The problem: Retype the records below exactly as they appear.

Entries provided:
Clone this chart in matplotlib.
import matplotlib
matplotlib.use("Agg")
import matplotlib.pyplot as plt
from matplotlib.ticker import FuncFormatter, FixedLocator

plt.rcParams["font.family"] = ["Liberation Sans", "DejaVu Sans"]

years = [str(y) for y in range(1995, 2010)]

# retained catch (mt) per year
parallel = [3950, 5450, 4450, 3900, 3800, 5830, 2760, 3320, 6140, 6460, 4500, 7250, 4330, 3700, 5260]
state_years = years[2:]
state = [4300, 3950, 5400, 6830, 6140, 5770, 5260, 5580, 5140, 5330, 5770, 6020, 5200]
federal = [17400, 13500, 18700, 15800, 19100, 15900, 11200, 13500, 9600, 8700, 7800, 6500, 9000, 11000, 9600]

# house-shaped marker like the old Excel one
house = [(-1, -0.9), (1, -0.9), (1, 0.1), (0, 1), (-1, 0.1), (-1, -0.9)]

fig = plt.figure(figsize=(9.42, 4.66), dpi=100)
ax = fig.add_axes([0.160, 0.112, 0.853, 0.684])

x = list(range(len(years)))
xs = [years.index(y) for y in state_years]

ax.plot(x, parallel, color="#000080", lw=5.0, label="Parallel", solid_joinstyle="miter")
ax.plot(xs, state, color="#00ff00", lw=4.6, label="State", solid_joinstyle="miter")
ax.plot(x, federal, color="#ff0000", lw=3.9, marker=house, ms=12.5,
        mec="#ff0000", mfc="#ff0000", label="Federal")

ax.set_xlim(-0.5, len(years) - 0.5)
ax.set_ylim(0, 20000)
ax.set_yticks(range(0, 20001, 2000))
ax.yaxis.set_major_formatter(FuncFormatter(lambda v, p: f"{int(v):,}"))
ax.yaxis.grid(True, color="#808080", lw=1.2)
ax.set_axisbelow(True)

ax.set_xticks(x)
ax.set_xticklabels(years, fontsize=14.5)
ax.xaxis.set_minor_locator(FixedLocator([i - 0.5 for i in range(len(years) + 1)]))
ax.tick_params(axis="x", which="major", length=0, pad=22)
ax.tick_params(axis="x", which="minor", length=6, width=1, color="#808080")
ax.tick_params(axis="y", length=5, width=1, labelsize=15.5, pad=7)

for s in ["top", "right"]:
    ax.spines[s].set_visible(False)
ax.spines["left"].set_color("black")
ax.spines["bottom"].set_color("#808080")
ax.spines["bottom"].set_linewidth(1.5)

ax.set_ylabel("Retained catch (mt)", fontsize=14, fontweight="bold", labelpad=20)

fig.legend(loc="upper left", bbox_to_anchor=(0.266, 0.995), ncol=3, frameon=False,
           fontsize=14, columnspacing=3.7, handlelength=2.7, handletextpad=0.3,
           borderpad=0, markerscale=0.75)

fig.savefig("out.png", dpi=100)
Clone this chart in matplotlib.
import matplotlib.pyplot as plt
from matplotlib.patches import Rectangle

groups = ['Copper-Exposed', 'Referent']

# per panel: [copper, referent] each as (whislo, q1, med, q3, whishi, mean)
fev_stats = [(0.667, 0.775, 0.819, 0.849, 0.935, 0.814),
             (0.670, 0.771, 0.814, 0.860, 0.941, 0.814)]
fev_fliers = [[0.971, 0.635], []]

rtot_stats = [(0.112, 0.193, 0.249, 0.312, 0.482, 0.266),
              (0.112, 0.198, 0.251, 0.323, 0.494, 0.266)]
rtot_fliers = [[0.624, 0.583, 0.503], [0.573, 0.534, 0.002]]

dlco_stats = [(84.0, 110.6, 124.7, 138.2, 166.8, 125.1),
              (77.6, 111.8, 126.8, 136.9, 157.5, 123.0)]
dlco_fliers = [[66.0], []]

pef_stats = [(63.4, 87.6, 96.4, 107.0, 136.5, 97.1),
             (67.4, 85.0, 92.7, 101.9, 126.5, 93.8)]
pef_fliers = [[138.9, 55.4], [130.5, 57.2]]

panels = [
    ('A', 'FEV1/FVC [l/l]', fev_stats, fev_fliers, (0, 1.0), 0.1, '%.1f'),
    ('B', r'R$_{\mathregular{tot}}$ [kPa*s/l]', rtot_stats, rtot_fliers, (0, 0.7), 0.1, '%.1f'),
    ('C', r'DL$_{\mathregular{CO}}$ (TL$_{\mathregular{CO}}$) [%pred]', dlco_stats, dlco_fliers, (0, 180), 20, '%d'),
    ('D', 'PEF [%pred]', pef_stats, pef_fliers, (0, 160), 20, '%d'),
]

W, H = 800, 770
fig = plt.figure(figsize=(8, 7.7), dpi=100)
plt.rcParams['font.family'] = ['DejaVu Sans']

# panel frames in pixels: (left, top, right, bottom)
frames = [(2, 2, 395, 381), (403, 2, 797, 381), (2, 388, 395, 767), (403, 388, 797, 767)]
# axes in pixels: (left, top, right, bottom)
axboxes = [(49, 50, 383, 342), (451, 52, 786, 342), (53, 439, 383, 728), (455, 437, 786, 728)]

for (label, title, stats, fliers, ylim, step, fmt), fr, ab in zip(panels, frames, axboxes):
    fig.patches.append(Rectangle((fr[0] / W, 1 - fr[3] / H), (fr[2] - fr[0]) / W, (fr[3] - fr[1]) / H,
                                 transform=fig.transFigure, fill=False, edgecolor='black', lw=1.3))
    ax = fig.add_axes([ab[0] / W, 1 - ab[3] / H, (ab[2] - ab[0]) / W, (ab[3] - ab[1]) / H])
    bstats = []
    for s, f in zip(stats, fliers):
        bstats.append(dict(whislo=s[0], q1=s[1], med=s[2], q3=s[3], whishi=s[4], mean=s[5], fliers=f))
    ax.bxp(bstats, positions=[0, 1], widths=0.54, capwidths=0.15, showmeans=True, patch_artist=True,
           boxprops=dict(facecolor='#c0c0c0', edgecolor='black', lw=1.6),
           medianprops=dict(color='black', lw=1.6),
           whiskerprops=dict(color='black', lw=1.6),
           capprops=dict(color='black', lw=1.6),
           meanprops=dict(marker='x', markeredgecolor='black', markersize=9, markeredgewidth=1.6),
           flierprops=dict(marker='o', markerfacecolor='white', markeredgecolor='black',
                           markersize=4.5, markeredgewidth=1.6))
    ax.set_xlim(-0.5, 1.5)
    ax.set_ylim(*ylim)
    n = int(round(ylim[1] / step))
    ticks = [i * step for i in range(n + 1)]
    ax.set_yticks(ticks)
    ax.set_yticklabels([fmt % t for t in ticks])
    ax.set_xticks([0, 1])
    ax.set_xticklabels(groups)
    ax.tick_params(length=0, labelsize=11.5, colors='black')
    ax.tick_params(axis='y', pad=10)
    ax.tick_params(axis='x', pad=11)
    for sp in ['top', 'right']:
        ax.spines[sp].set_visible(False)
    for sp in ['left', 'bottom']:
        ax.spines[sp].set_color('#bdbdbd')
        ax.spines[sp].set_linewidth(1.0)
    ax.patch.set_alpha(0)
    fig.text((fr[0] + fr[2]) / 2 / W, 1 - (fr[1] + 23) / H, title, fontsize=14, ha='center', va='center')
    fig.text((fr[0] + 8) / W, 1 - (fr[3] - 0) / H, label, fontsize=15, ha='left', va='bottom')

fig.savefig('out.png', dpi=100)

Full response:
Clone this chart in matplotlib.
import matplotlib
matplotlib.use("Agg")
import matplotlib.pyplot as plt
from matplotlib.ticker import FuncFormatter, FixedLocator

plt.rcParams["font.family"] = ["Liberation Sans", "DejaVu Sans"]

years = [str(y) for y in range(1995, 2010)]

# retained catch (mt) per year
parallel = [3950, 5450, 4450, 3900, 3800, 5830, 2760, 3320, 6140, 6460, 4500, 7250, 4330, 3700, 5260]
state_years = years[2:]
state = [4300, 3950, 5400, 6830, 6140, 5770, 5260, 5580, 5140, 5330, 5770, 6020, 5200]
federal = [17400, 13500, 18700, 15800, 19100, 15900, 11200, 13500, 9600, 8700, 7800, 6500, 9000, 11000, 9600]

# house-shaped marker like the old Excel one
house = [(-1, -0.9), (1, -0.9), (1, 0.1), (0, 1), (-1, 0.1), (-1, -0.9)]

fig = plt.figure(figsize=(9.42, 4.66), dpi=100)
ax = fig.add_axes([0.160, 0.112, 0.853, 0.684])

x = list(range(len(years)))
xs = [years.index(y) for y in state_years]

ax.plot(x, parallel, color="#000080", lw=5.0, label="Parallel", solid_joinstyle="miter")
ax.plot(xs, state, color="#00ff00", lw=4.6, label="State", solid_joinstyle="miter")
ax.plot(x, federal, color="#ff0000", lw=3.9, marker=house, ms=12.5,
        mec="#ff0000", mfc="#ff0000", label="Federal")

ax.set_xlim(-0.5, len(years) - 0.5)
ax.set_ylim(0, 20000)
ax.set_yticks(range(0, 20001, 2000))
ax.yaxis.set_major_formatter(FuncFormatter(lambda v, p: f"{int(v):,}"))
ax.yaxis.grid(True, color="#808080", lw=1.2)
ax.set_axisbelow(True)

ax.set_xticks(x)
ax.set_xticklabels(years, fontsize=14.5)
ax.xaxis.set_minor_locator(FixedLocator([i - 0.5 for i in range(len(years) + 1)]))
ax.tick_params(axis="x", which="major", length=0, pad=22)
ax.tick_params(axis="x", which="minor", length=6, width=1, color="#808080")
ax.tick_params(axis="y", length=5, width=1, labelsize=15.5, pad=7)

for s in ["top", "right"]:
    ax.spines[s].set_visible(False)
ax.spines["left"].set_color("black")
ax.spines["bottom"].set_color("#808080")
ax.spines["bottom"].set_linewidth(1.5)

ax.set_ylabel("Retained catch (mt)", fontsize=14, fontweight="bold", labelpad=20)

fig.legend(loc="upper left", bbox_to_anchor=(0.266, 0.995), ncol=3, frameon=False,
           fontsize=14, columnspacing=3.7, handlelength=2.7, handletextpad=0.3,
           borderpad=0, markerscale=0.75)

fig.savefig("out.png", dpi=100)
Clone this chart in matplotlib.
import matplotlib.pyplot as plt
from matplotlib.patches import Rectangle

groups = ['Copper-Exposed', 'Referent']

# per panel: [copper, referent] each as (whislo, q1, med, q3, whishi, mean)
fev_stats = [(0.667, 0.775, 0.819, 0.849, 0.935, 0.814),
             (0.670, 0.771, 0.814, 0.860, 0.941, 0.814)]
fev_fliers = [[0.971, 0.635], []]

rtot_stats = [(0.112, 0.193, 0.249, 0.312, 0.482, 0.266),
              (0.112, 0.198, 0.251, 0.323, 0.494, 0.266)]
rtot_fliers = [[0.624, 0.583, 0.503], [0.573, 0.534, 0.002]]

dlco_stats = [(84.0, 110.6, 124.7, 138.2, 166.8, 125.1),
              (77.6, 111.8, 126.8, 136.9, 157.5, 123.0)]
dlco_fliers = [[66.0], []]

pef_stats = [(63.4, 87.6, 96.4, 107.0, 136.5, 97.1),
             (67.4, 85.0, 92.7, 101.9, 126.5, 93.8)]
pef_fliers = [[138.9, 55.4], [130.5, 57.2]]

panels = [
    ('A', 'FEV1/FVC [l/l]', fev_stats, fev_fliers, (0, 1.0), 0.1, '%.1f'),
    ('B', r'R$_{\mathregular{tot}}$ [kPa*s/l]', rtot_stats, rtot_fliers, (0, 0.7), 0.1, '%.1f'),
    ('C', r'DL$_{\mathregular{CO}}$ (TL$_{\mathregular{CO}}$) [%pred]', dlco_stats, dlco_fliers, (0, 180), 20, '%d'),
    ('D', 'PEF [%pred]', pef_stats, pef_fliers, (0, 160), 20, '%d'),
]

W, H = 800, 770
fig = plt.figure(figsize=(8, 7.7), dpi=100)
plt.rcParams['font.family'] = ['DejaVu Sans']

# panel frames in pixels: (left, top, right, bottom)
frames = [(2, 2, 395, 381), (403, 2, 797, 381), (2, 388, 395, 767), (403, 388, 797, 767)]
# axes in pixels: (left, top, right, bottom)
axboxes = [(49, 50, 383, 342), (451, 52, 786, 342), (53, 439, 383, 728), (455, 437, 786, 728)]

for (label, title, stats, fliers, ylim, step, fmt), fr, ab in zip(panels, frames, axboxes):
    fig.patches.append(Rectangle((fr[0] / W, 1 - fr[3] / H), (fr[2] - fr[0]) / W, (fr[3] - fr[1]) / H,
                                 transform=fig.transFigure, fill=False, edgecolor='black', lw=1.3))
    ax = fig.add_axes([ab[0] / W, 1 - ab[3] / H, (ab[2] - ab[0]) / W, (ab[3] - ab[1]) / H])
    bstats = []
    for s, f in zip(stats, fliers):
        bstats.append(dict(whislo=s[0], q1=s[1], med=s[2], q3=s[3], whishi=s[4], mean=s[5], fliers=f))
    ax.bxp(bstats, positions=[0, 1], widths=0.54, capwidths=0.15, showmeans=True, patch_artist=True,
           boxprops=dict(facecolor='#c0c0c0', edgecolor='black', lw=1.6),
           medianprops=dict(color='black', lw=1.6),
           whiskerprops=dict(color='black', lw=1.6),
           capprops=dict(color='black', lw=1.6),
           meanprops=dict(marker='x', markeredgecolor='black', markersize=9, markeredgewidth=1.6),
           flierprops=dict(marker='o', markerfacecolor='white', markeredgecolor='black',
                           markersize=4.5, markeredgewidth=1.6))
    ax.set_xlim(-0.5, 1.5)
    ax.set_ylim(*ylim)
    n = int(round(ylim[1] / step))
    ticks = [i * step for i in range(n + 1)]
    ax.set_yticks(ticks)
    ax.set_yticklabels([fmt % t for t in ticks])
    ax.set_xticks([0, 1])
    ax.set_xticklabels(groups)
    ax.tick_params(length=0, labelsize=11.5, colors='black')
    ax.tick_params(axis='y', pad=10)
    ax.tick_params(axis='x', pad=11)
    for sp in ['top', 'right']:
        ax.spines[sp].set_visible(False)
    for sp in ['left', 'bottom']:
        ax.spines[sp].set_color('#bdbdbd')
        ax.spines[sp].set_linewidth(1.0)
    ax.patch.set_alpha(0)
    fig.text((fr[0] + fr[2]) / 2 / W, 1 - (fr[1] + 23) / H, title, fontsize=14, ha='center', va='center')
    fig.text((fr[0] + 8) / W, 1 - (fr[3] - 0) / H, label, fontsize=15, ha='left', va='bottom')

fig.savefig('out.png', dpi=100)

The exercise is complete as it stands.